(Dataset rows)
━━━━━━━━━━━━━━━━

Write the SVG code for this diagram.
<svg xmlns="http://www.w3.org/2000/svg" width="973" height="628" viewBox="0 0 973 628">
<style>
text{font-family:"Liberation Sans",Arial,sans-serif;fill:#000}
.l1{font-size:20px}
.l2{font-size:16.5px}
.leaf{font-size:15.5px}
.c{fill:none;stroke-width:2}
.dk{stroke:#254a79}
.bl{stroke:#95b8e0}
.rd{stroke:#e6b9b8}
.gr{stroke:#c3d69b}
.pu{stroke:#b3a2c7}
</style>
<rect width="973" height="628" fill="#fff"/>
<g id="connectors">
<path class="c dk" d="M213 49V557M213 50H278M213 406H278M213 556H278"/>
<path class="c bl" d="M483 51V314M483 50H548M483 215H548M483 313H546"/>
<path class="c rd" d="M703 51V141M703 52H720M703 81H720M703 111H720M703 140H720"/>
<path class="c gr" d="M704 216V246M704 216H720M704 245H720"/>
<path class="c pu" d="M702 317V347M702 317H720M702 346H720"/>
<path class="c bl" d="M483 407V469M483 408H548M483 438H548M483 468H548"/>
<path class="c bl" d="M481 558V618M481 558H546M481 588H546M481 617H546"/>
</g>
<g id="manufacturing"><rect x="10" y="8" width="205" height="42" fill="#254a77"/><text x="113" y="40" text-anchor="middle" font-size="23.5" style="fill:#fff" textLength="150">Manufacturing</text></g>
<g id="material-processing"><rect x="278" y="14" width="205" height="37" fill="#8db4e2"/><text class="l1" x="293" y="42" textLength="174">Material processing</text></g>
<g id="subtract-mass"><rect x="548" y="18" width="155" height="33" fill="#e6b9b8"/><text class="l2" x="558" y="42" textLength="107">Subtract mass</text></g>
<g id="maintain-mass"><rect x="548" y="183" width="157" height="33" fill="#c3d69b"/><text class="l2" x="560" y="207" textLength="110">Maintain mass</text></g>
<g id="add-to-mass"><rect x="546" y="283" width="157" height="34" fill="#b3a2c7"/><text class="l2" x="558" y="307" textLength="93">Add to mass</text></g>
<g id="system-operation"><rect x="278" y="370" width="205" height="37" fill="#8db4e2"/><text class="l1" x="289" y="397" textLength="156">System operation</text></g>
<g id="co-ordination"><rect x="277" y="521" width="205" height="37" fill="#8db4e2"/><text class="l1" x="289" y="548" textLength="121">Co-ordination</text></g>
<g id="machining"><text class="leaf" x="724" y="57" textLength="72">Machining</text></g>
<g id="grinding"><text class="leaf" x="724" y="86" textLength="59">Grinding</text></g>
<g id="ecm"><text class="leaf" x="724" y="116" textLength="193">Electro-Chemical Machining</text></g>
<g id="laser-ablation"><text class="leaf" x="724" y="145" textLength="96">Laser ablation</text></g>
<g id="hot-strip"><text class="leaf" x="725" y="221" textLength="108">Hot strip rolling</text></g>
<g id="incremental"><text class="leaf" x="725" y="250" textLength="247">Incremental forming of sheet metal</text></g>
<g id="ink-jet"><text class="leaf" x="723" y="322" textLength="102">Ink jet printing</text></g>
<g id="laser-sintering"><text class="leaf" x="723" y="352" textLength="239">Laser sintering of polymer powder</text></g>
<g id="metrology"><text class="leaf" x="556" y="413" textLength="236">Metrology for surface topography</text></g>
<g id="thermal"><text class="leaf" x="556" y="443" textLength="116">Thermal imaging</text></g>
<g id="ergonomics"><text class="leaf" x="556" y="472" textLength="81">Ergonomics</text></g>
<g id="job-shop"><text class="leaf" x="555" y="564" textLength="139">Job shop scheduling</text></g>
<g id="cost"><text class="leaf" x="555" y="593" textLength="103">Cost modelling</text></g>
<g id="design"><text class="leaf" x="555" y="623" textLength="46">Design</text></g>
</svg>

━━━━━━━━━━━━━━━━

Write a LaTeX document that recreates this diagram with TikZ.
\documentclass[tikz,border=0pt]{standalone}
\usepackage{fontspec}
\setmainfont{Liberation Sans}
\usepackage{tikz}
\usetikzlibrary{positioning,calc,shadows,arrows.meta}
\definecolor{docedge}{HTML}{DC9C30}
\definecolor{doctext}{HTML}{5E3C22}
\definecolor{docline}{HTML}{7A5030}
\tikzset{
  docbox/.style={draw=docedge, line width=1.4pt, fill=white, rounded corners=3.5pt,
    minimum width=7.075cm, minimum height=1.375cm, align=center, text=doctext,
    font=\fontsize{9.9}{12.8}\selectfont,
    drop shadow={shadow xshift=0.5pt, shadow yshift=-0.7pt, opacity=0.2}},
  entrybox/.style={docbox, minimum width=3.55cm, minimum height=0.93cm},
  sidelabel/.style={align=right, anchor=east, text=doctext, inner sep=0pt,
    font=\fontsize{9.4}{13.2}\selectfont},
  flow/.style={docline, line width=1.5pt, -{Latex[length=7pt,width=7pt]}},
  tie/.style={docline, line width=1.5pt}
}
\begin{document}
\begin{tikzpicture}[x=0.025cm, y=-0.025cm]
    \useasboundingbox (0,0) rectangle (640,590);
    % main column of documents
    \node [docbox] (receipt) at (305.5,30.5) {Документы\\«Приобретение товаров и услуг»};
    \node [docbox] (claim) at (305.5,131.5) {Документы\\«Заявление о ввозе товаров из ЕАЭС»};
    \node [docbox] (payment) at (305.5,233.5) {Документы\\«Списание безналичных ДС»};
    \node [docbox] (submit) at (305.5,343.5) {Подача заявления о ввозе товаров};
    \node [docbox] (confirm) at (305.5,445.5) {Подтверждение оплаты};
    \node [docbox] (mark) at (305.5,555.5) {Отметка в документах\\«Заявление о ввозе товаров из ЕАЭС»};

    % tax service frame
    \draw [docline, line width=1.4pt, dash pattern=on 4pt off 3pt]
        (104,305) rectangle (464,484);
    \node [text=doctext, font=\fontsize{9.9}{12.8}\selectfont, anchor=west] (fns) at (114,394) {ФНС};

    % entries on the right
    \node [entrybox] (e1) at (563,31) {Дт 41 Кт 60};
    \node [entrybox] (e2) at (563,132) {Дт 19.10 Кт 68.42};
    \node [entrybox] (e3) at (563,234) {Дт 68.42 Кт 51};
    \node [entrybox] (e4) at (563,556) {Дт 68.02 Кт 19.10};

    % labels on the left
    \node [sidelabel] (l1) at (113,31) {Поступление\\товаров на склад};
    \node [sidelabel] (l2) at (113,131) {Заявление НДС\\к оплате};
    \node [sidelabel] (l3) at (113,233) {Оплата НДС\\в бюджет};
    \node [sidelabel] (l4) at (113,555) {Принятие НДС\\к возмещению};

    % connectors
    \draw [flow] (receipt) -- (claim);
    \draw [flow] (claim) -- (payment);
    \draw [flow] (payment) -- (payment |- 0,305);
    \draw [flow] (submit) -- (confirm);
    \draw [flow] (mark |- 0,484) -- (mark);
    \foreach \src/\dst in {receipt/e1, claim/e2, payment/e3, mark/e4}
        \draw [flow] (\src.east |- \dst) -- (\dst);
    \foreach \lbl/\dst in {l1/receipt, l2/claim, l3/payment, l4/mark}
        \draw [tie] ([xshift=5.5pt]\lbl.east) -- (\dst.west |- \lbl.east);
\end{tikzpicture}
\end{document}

━━━━━━━━━━━━━━━━

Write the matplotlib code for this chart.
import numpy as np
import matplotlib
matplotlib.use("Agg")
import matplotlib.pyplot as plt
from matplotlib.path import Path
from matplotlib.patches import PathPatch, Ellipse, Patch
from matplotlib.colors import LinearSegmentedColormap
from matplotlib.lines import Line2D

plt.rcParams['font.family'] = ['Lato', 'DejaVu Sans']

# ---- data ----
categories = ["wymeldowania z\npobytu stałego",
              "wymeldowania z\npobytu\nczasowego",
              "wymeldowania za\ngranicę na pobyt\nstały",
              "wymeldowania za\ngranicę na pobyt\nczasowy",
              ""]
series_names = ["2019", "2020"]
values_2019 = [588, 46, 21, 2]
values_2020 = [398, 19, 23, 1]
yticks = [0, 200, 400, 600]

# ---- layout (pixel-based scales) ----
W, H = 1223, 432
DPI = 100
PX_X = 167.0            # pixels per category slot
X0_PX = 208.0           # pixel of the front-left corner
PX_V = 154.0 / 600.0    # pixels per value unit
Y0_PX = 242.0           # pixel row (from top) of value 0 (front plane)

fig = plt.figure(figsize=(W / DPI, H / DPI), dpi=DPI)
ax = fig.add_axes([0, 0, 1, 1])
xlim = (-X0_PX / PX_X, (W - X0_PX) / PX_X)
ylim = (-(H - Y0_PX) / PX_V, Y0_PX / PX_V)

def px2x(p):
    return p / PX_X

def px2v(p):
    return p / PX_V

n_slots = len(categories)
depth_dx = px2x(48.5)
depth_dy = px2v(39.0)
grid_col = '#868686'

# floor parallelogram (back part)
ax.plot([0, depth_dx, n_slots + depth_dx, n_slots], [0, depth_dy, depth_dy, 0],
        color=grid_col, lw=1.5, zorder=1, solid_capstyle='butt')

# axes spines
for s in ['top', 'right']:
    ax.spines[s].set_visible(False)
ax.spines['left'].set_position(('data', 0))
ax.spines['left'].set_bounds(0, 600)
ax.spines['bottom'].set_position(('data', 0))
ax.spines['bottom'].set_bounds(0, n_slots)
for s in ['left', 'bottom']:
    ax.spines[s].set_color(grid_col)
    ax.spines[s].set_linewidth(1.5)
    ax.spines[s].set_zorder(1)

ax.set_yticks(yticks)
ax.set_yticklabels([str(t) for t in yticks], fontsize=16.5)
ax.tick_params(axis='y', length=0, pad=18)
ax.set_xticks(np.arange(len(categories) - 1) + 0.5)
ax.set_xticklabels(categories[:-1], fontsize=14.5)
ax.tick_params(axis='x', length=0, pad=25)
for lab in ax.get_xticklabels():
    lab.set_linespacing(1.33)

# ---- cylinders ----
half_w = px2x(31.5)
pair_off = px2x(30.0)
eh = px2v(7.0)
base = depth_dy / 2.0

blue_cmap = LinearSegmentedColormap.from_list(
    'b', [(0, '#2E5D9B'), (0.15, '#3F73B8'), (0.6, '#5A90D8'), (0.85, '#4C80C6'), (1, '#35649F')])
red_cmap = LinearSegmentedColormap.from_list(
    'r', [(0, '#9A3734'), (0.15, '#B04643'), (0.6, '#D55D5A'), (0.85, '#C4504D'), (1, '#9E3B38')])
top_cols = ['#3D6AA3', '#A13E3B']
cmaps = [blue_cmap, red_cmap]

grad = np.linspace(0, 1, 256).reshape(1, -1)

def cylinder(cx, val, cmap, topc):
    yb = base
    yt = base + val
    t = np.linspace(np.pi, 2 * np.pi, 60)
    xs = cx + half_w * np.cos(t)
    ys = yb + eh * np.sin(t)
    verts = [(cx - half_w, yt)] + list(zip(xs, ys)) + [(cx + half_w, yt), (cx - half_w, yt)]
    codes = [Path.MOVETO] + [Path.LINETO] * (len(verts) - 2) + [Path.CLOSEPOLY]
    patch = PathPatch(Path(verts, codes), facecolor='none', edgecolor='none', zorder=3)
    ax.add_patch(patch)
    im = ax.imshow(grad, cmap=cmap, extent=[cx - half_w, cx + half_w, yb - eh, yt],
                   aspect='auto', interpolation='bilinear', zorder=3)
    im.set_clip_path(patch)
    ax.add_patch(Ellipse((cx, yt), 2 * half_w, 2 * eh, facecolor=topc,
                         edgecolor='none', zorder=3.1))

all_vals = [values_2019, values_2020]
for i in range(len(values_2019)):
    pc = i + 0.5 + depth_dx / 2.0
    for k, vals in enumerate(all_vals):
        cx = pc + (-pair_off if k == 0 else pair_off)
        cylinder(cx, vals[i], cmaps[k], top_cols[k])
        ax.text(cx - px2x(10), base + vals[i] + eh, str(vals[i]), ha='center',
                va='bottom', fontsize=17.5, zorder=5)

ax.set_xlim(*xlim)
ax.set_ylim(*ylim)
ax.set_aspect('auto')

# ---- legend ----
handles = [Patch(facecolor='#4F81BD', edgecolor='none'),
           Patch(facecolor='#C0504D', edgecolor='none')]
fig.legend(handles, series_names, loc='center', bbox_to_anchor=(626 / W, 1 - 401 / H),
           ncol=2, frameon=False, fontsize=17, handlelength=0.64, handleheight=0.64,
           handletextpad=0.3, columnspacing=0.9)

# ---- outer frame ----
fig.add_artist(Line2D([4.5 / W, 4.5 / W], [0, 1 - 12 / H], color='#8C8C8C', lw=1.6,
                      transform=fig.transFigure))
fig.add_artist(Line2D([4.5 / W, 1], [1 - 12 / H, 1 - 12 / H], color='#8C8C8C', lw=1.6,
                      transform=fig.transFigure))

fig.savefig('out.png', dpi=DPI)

━━━━━━━━━━━━━━━━

◆ DIRECTION ◆
Out of the preceding entries, pull every line containing the string "Write".

◆ WRITTEN RESPONSE ◆
Write the SVG code for this diagram.
Write a LaTeX document that recreates this diagram with TikZ.
Write the matplotlib code for this chart.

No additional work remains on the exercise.